§ What you should do: Go through the material and write it all out exactly, minus the pictures.
__________
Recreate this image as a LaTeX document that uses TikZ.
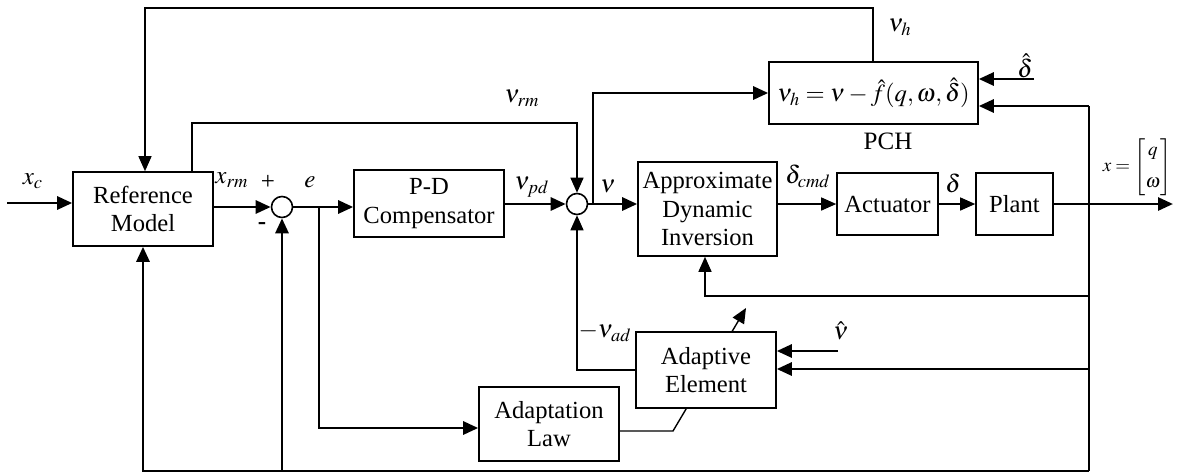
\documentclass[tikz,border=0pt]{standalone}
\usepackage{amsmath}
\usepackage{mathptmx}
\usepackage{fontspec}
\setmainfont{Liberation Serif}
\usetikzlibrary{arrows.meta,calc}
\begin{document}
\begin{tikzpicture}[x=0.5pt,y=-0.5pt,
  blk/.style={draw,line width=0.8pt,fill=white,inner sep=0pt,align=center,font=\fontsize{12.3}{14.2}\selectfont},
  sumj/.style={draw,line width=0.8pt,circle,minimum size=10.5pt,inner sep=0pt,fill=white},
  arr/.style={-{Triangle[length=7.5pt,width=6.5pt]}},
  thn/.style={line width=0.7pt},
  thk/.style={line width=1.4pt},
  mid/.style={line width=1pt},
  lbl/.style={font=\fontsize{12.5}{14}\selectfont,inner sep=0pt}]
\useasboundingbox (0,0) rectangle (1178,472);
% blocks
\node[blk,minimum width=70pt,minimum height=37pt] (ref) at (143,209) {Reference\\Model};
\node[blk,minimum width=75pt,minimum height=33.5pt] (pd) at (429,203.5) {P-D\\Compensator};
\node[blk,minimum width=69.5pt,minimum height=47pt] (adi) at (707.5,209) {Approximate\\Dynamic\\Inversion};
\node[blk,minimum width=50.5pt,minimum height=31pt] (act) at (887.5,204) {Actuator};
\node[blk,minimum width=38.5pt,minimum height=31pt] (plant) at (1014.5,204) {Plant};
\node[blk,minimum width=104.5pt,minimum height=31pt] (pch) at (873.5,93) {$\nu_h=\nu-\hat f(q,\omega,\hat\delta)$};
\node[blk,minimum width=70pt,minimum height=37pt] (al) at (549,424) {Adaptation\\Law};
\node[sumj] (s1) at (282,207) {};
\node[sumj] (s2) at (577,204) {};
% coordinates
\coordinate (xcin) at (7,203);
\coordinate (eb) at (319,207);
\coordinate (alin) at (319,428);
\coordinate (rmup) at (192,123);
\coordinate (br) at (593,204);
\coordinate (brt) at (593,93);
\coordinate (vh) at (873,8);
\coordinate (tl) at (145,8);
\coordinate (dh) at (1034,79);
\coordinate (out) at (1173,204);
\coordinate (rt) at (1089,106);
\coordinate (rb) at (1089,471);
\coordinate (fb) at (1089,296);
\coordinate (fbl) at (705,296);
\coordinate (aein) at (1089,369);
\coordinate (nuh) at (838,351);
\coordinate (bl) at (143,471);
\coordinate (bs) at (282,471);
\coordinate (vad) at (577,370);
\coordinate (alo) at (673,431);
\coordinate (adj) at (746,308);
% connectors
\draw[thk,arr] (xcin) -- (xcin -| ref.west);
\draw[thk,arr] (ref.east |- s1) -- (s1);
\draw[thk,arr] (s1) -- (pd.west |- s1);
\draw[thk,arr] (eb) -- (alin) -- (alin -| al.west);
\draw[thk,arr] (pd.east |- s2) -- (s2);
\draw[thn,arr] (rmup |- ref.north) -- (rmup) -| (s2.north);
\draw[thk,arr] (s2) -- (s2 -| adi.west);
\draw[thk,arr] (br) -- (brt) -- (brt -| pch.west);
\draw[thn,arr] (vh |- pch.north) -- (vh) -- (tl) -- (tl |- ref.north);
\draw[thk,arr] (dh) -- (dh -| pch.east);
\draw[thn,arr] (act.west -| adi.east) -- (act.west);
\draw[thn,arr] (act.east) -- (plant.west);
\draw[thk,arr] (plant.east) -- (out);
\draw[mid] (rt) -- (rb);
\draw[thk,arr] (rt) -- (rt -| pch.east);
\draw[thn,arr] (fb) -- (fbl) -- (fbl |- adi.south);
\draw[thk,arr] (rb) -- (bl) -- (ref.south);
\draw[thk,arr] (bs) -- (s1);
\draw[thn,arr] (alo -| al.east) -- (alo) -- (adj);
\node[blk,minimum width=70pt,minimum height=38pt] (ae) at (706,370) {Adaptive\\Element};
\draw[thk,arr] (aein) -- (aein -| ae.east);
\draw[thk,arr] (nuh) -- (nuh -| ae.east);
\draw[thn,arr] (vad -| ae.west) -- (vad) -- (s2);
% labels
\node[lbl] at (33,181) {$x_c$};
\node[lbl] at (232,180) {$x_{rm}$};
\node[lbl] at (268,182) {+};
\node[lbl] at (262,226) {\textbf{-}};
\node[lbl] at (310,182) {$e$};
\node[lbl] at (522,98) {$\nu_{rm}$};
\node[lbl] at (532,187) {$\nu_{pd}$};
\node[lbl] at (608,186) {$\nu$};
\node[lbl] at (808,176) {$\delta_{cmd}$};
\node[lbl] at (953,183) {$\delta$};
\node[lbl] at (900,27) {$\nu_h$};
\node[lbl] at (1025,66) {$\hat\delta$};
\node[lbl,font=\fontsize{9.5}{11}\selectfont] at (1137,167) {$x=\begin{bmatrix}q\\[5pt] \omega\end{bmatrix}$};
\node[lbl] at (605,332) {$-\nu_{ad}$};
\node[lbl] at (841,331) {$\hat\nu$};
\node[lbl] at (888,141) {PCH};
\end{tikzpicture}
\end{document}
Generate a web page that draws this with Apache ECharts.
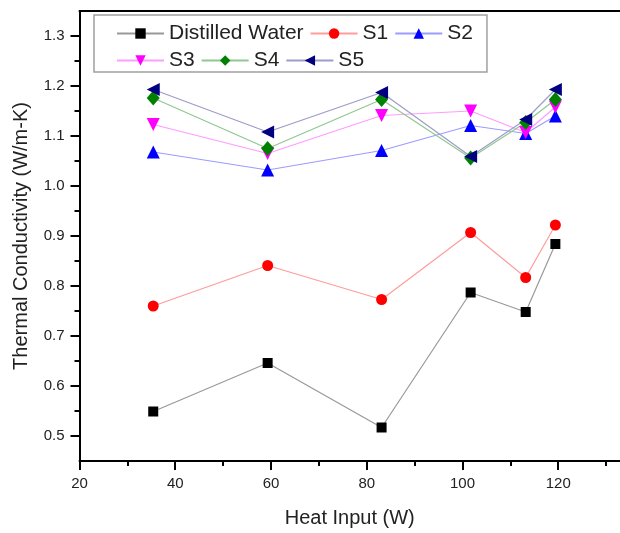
__________
§ Full solution:
Recreate this image as a LaTeX document that uses TikZ.
\documentclass[tikz,border=0pt]{standalone}
\usepackage{amsmath}
\usepackage{mathptmx}
\usepackage{fontspec}
\setmainfont{Liberation Serif}
\usetikzlibrary{arrows.meta,calc}
\begin{document}
\begin{tikzpicture}[x=0.5pt,y=-0.5pt,
  blk/.style={draw,line width=0.8pt,fill=white,inner sep=0pt,align=center,font=\fontsize{12.3}{14.2}\selectfont},
  sumj/.style={draw,line width=0.8pt,circle,minimum size=10.5pt,inner sep=0pt,fill=white},
  arr/.style={-{Triangle[length=7.5pt,width=6.5pt]}},
  thn/.style={line width=0.7pt},
  thk/.style={line width=1.4pt},
  mid/.style={line width=1pt},
  lbl/.style={font=\fontsize{12.5}{14}\selectfont,inner sep=0pt}]
\useasboundingbox (0,0) rectangle (1178,472);
% blocks
\node[blk,minimum width=70pt,minimum height=37pt] (ref) at (143,209) {Reference\\Model};
\node[blk,minimum width=75pt,minimum height=33.5pt] (pd) at (429,203.5) {P-D\\Compensator};
\node[blk,minimum width=69.5pt,minimum height=47pt] (adi) at (707.5,209) {Approximate\\Dynamic\\Inversion};
\node[blk,minimum width=50.5pt,minimum height=31pt] (act) at (887.5,204) {Actuator};
\node[blk,minimum width=38.5pt,minimum height=31pt] (plant) at (1014.5,204) {Plant};
\node[blk,minimum width=104.5pt,minimum height=31pt] (pch) at (873.5,93) {$\nu_h=\nu-\hat f(q,\omega,\hat\delta)$};
\node[blk,minimum width=70pt,minimum height=37pt] (al) at (549,424) {Adaptation\\Law};
\node[sumj] (s1) at (282,207) {};
\node[sumj] (s2) at (577,204) {};
% coordinates
\coordinate (xcin) at (7,203);
\coordinate (eb) at (319,207);
\coordinate (alin) at (319,428);
\coordinate (rmup) at (192,123);
\coordinate (br) at (593,204);
\coordinate (brt) at (593,93);
\coordinate (vh) at (873,8);
\coordinate (tl) at (145,8);
\coordinate (dh) at (1034,79);
\coordinate (out) at (1173,204);
\coordinate (rt) at (1089,106);
\coordinate (rb) at (1089,471);
\coordinate (fb) at (1089,296);
\coordinate (fbl) at (705,296);
\coordinate (aein) at (1089,369);
\coordinate (nuh) at (838,351);
\coordinate (bl) at (143,471);
\coordinate (bs) at (282,471);
\coordinate (vad) at (577,370);
\coordinate (alo) at (673,431);
\coordinate (adj) at (746,308);
% connectors
\draw[thk,arr] (xcin) -- (xcin -| ref.west);
\draw[thk,arr] (ref.east |- s1) -- (s1);
\draw[thk,arr] (s1) -- (pd.west |- s1);
\draw[thk,arr] (eb) -- (alin) -- (alin -| al.west);
\draw[thk,arr] (pd.east |- s2) -- (s2);
\draw[thn,arr] (rmup |- ref.north) -- (rmup) -| (s2.north);
\draw[thk,arr] (s2) -- (s2 -| adi.west);
\draw[thk,arr] (br) -- (brt) -- (brt -| pch.west);
\draw[thn,arr] (vh |- pch.north) -- (vh) -- (tl) -- (tl |- ref.north);
\draw[thk,arr] (dh) -- (dh -| pch.east);
\draw[thn,arr] (act.west -| adi.east) -- (act.west);
\draw[thn,arr] (act.east) -- (plant.west);
\draw[thk,arr] (plant.east) -- (out);
\draw[mid] (rt) -- (rb);
\draw[thk,arr] (rt) -- (rt -| pch.east);
\draw[thn,arr] (fb) -- (fbl) -- (fbl |- adi.south);
\draw[thk,arr] (rb) -- (bl) -- (ref.south);
\draw[thk,arr] (bs) -- (s1);
\draw[thn,arr] (alo -| al.east) -- (alo) -- (adj);
\node[blk,minimum width=70pt,minimum height=38pt] (ae) at (706,370) {Adaptive\\Element};
\draw[thk,arr] (aein) -- (aein -| ae.east);
\draw[thk,arr] (nuh) -- (nuh -| ae.east);
\draw[thn,arr] (vad -| ae.west) -- (vad) -- (s2);
% labels
\node[lbl] at (33,181) {$x_c$};
\node[lbl] at (232,180) {$x_{rm}$};
\node[lbl] at (268,182) {+};
\node[lbl] at (262,226) {\textbf{-}};
\node[lbl] at (310,182) {$e$};
\node[lbl] at (522,98) {$\nu_{rm}$};
\node[lbl] at (532,187) {$\nu_{pd}$};
\node[lbl] at (608,186) {$\nu$};
\node[lbl] at (808,176) {$\delta_{cmd}$};
\node[lbl] at (953,183) {$\delta$};
\node[lbl] at (900,27) {$\nu_h$};
\node[lbl] at (1025,66) {$\hat\delta$};
\node[lbl,font=\fontsize{9.5}{11}\selectfont] at (1137,167) {$x=\begin{bmatrix}q\\[5pt] \omega\end{bmatrix}$};
\node[lbl] at (605,332) {$-\nu_{ad}$};
\node[lbl] at (841,331) {$\hat\nu$};
\node[lbl] at (888,141) {PCH};
\end{tikzpicture}
\end{document}
Generate a web page that draws this with Apache ECharts.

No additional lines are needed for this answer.